* BEGIN MATERIAL PROVIDED *

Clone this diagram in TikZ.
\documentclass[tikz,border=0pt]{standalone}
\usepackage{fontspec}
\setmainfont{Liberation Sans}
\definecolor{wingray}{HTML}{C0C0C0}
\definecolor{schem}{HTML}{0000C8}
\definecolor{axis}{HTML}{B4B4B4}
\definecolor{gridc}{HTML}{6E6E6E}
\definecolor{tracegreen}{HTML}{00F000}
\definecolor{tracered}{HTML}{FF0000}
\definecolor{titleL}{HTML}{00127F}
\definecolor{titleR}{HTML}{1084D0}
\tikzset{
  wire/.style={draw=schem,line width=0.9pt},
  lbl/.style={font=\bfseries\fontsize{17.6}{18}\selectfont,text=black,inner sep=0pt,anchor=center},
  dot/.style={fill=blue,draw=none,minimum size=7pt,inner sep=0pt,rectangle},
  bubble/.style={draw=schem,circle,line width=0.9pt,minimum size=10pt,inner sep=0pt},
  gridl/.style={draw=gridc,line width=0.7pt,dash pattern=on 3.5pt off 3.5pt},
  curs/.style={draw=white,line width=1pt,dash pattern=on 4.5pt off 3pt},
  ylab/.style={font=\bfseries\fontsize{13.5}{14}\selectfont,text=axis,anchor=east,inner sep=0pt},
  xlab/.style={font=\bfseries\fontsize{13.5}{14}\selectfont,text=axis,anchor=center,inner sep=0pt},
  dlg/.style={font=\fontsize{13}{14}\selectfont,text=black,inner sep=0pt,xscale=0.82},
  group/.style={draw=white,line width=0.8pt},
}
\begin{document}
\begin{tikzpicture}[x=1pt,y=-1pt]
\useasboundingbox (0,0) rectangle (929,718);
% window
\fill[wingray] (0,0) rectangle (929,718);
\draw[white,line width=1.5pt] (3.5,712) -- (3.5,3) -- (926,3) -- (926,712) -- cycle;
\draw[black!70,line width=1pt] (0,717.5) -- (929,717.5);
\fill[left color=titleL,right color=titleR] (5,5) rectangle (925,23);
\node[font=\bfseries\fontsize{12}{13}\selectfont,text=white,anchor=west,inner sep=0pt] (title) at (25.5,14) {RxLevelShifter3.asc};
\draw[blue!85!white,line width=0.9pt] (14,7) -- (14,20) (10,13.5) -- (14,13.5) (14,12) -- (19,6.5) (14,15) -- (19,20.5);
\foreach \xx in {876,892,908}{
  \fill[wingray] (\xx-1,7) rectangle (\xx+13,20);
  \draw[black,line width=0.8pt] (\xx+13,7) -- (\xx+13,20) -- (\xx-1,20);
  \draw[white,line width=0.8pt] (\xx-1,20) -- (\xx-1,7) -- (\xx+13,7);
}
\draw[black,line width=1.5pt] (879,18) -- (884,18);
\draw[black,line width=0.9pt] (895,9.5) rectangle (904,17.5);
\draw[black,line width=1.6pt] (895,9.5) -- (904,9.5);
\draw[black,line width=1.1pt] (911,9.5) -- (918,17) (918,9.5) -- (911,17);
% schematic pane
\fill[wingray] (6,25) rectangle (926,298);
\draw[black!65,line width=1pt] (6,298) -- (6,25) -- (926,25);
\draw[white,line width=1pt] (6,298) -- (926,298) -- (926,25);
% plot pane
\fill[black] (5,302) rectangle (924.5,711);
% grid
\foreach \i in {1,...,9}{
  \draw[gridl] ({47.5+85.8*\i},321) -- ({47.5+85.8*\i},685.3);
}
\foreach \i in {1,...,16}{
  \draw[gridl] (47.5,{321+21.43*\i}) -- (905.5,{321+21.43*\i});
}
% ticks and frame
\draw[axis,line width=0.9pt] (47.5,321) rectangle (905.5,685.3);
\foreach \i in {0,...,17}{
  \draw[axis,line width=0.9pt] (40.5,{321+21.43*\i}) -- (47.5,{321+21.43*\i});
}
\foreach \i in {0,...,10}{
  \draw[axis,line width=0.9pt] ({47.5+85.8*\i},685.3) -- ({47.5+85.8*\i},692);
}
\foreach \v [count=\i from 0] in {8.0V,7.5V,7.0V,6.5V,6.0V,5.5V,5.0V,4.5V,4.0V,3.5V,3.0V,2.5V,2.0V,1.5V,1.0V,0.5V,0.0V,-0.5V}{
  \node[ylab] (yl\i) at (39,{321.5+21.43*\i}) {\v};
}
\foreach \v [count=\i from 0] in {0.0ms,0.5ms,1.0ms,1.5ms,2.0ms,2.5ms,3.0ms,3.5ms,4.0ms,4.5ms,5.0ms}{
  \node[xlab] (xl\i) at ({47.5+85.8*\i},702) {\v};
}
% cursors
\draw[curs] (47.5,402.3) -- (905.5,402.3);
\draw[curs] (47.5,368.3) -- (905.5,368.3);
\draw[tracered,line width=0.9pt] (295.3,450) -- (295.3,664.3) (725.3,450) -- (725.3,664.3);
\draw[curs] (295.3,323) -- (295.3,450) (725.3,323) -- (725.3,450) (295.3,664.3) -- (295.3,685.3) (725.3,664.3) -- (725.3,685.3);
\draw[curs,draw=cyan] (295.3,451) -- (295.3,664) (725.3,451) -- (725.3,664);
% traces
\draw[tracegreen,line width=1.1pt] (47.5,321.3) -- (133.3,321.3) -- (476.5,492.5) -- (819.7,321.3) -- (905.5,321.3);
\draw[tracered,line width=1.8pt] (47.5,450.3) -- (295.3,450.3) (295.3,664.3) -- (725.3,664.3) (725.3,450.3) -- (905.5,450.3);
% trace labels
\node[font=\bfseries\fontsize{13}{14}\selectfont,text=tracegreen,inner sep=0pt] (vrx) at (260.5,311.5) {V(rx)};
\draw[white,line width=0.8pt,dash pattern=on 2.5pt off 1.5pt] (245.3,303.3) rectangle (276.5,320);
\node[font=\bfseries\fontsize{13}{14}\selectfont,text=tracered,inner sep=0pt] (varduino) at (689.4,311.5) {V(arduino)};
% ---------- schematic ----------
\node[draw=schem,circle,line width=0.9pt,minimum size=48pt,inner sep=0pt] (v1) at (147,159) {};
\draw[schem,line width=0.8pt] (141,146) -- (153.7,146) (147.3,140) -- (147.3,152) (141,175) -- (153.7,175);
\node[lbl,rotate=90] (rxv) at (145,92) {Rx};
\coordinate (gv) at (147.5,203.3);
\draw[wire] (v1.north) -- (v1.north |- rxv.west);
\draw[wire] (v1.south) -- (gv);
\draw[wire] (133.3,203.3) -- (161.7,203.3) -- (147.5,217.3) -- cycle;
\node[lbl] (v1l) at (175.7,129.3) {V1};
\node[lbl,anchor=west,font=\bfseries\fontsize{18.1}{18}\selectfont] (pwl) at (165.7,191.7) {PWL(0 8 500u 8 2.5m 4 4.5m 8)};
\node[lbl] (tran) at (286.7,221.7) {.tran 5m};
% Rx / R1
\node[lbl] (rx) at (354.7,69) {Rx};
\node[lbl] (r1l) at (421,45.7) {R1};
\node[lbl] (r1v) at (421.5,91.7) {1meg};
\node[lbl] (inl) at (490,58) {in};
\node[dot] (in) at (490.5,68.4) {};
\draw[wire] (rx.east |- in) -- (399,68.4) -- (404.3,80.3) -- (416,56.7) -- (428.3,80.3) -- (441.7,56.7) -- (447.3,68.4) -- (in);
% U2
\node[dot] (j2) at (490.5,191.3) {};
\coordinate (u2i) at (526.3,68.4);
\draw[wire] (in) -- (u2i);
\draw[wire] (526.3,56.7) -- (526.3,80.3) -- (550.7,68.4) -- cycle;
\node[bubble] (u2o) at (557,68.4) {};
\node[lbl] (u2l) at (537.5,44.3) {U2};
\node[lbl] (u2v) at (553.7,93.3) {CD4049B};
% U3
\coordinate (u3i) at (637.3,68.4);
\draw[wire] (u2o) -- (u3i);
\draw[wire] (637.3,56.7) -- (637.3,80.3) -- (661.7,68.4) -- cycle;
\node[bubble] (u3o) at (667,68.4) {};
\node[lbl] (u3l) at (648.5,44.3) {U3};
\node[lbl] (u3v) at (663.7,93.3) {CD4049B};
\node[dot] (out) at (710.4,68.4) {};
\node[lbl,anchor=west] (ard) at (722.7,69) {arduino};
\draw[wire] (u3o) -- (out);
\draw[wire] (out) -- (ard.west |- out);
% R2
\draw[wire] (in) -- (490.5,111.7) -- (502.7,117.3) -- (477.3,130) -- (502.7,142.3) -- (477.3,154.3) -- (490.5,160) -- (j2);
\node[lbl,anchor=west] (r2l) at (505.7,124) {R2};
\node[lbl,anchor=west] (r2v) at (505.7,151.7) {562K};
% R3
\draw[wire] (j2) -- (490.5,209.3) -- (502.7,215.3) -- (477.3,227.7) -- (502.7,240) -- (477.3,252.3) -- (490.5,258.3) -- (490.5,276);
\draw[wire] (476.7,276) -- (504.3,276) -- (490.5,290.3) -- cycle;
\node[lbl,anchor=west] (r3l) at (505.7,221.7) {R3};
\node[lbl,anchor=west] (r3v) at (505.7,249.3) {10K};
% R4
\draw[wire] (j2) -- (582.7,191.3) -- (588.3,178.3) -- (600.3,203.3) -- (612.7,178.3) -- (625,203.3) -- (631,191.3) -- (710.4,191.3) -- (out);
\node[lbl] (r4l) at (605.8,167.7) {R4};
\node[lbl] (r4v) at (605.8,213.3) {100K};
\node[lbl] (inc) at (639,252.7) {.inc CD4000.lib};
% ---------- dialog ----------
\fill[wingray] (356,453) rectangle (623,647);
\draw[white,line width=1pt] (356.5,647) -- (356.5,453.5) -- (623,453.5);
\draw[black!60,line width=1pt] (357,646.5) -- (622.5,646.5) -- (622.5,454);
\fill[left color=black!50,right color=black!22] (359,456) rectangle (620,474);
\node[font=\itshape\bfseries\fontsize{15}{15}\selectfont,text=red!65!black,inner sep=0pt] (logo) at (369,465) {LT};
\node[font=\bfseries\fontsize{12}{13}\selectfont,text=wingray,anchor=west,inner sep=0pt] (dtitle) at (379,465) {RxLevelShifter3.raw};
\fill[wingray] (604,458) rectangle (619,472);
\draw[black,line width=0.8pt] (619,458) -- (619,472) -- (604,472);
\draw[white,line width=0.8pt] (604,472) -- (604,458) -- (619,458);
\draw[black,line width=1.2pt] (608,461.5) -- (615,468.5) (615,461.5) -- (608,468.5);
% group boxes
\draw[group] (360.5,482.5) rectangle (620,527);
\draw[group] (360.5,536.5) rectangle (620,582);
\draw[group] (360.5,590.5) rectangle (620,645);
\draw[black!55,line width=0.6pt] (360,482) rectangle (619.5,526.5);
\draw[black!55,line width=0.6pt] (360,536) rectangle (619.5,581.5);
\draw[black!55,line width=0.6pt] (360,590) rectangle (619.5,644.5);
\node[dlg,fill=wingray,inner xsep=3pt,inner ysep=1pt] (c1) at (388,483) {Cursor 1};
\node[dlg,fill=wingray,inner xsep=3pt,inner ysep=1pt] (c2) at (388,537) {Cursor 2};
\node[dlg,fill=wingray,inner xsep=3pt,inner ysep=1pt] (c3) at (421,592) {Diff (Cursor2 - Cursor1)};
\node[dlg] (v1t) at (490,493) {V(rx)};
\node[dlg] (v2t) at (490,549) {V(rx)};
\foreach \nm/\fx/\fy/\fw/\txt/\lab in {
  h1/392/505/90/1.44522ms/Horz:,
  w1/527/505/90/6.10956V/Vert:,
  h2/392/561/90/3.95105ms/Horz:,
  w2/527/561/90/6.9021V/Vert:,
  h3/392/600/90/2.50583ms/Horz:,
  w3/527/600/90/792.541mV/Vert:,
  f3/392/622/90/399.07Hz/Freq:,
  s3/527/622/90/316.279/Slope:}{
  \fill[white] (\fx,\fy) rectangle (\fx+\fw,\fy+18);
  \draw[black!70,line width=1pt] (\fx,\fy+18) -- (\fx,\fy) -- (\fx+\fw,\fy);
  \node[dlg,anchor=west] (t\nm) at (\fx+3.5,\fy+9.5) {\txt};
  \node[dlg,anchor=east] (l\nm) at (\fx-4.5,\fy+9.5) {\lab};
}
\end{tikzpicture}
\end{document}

* END MATERIAL PROVIDED *
* BEGIN MATERIAL PROVIDED *

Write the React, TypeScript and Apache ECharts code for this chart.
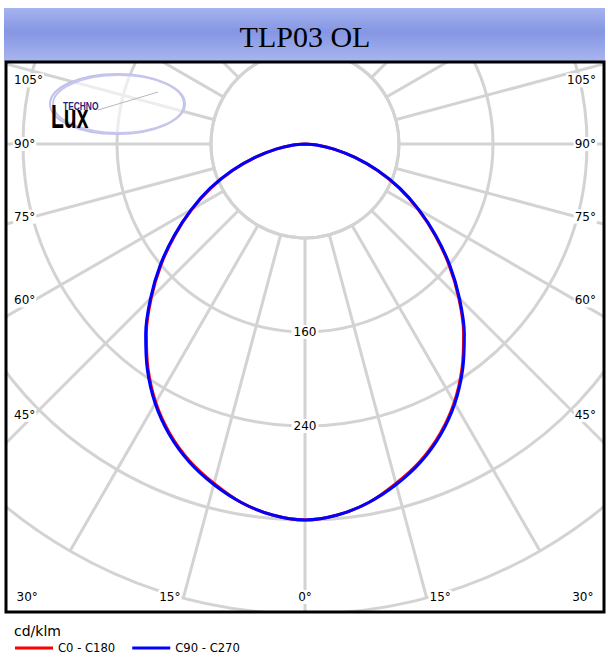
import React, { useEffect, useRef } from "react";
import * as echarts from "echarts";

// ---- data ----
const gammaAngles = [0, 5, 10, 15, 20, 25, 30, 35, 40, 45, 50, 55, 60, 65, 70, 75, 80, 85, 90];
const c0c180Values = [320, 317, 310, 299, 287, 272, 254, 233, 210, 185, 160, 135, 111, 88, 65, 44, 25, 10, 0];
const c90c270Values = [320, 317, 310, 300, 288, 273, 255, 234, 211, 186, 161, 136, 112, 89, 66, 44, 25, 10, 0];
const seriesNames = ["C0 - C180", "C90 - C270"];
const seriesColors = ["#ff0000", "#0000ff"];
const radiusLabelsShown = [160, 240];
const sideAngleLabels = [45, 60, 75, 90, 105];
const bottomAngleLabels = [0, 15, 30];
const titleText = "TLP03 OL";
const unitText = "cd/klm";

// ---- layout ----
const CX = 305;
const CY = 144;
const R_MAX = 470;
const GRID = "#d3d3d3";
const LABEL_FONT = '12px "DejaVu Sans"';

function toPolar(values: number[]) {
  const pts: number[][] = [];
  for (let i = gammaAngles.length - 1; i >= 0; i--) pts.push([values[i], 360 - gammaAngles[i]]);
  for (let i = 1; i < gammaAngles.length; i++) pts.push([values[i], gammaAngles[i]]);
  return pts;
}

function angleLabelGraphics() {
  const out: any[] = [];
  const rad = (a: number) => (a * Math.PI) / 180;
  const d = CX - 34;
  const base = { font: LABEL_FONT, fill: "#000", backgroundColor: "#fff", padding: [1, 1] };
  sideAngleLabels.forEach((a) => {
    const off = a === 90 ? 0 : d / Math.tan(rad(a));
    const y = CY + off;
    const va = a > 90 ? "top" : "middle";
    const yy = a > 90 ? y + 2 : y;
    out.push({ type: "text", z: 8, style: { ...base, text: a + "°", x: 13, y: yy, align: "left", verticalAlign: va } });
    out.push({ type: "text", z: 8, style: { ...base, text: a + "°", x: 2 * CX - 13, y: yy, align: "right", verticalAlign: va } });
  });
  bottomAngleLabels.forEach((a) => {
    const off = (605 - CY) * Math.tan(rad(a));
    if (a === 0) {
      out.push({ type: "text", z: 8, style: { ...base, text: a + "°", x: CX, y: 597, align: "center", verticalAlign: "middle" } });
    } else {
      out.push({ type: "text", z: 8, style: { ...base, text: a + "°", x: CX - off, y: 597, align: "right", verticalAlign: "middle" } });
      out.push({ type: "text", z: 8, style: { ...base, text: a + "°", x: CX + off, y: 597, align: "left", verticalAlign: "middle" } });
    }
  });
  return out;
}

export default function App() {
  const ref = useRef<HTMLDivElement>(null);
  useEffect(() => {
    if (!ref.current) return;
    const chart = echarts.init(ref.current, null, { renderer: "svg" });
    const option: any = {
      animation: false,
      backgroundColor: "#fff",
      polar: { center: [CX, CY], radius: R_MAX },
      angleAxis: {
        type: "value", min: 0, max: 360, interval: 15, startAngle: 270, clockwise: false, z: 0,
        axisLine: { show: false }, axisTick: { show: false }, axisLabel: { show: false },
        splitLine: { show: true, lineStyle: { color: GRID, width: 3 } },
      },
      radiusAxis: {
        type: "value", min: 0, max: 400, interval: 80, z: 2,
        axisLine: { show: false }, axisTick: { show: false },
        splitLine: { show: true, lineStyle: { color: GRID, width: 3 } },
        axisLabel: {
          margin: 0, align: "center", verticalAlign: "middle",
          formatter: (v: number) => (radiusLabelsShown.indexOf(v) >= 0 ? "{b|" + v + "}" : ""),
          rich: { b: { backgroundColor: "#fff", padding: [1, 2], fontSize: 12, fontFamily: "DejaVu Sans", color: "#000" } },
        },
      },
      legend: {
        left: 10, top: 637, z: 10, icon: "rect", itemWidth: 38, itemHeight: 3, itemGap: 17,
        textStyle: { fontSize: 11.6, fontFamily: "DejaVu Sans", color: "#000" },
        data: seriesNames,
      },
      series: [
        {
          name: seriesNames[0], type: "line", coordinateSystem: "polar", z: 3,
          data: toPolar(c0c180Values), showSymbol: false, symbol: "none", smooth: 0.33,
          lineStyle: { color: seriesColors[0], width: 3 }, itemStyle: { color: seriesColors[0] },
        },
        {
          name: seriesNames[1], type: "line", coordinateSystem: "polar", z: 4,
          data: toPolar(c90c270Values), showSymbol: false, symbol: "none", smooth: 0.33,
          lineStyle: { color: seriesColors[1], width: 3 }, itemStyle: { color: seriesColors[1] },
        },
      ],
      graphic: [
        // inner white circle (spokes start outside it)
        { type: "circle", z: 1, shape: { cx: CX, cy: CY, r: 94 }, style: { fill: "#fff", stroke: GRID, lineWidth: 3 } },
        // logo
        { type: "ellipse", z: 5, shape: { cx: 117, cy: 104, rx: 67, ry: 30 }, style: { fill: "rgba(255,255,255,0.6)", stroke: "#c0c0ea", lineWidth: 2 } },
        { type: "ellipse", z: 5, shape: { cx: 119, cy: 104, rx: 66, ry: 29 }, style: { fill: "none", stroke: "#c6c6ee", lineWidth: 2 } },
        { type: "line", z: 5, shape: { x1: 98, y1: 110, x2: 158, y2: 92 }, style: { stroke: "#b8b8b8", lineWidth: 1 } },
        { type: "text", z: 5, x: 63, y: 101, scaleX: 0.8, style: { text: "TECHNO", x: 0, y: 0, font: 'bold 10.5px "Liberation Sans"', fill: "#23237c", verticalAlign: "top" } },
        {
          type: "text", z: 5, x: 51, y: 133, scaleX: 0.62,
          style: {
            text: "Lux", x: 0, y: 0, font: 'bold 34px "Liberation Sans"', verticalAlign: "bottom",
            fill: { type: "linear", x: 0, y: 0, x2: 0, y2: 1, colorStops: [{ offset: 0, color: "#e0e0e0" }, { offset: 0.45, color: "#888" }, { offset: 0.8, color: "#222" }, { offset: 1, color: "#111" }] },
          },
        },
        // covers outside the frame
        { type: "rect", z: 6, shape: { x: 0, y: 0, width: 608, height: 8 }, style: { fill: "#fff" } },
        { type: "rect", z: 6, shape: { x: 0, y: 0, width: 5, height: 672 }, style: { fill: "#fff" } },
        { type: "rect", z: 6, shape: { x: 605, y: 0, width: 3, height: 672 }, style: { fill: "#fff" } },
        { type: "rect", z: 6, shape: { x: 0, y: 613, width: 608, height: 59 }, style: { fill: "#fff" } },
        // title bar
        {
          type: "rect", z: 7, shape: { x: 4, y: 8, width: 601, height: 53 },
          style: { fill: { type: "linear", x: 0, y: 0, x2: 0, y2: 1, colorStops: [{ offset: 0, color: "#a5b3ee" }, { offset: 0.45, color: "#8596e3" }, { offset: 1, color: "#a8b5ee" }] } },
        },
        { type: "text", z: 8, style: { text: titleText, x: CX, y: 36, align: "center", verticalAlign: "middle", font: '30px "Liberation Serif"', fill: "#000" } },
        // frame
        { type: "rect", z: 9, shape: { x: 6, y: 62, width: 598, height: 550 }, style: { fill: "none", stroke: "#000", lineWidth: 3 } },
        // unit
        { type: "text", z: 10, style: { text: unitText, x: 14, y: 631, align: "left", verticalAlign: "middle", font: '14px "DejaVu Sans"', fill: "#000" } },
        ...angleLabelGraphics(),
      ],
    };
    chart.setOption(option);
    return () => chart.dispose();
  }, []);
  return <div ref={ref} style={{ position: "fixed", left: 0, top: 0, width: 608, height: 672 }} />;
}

* END MATERIAL PROVIDED *
* BEGIN MATERIAL PROVIDED *

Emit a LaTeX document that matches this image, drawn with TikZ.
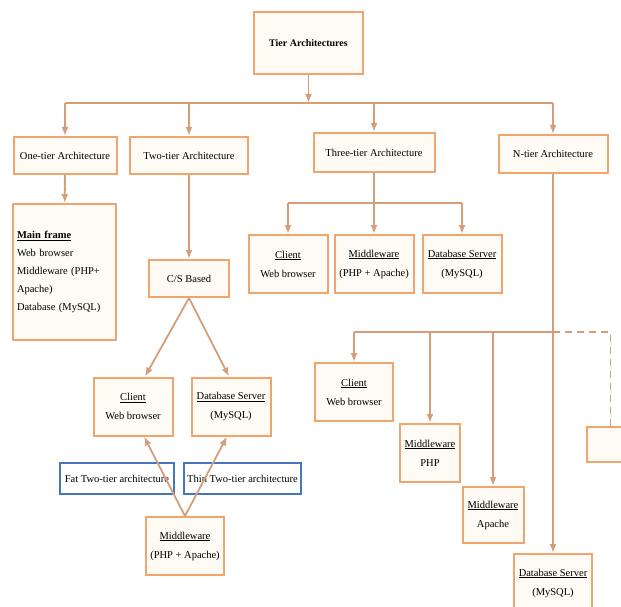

* END MATERIAL PROVIDED *

=== STATED PROBLEM ===
State the count of lines in the data holding the word "React", adding nothing to it.

=== EXERCISE RESPONSE ===
2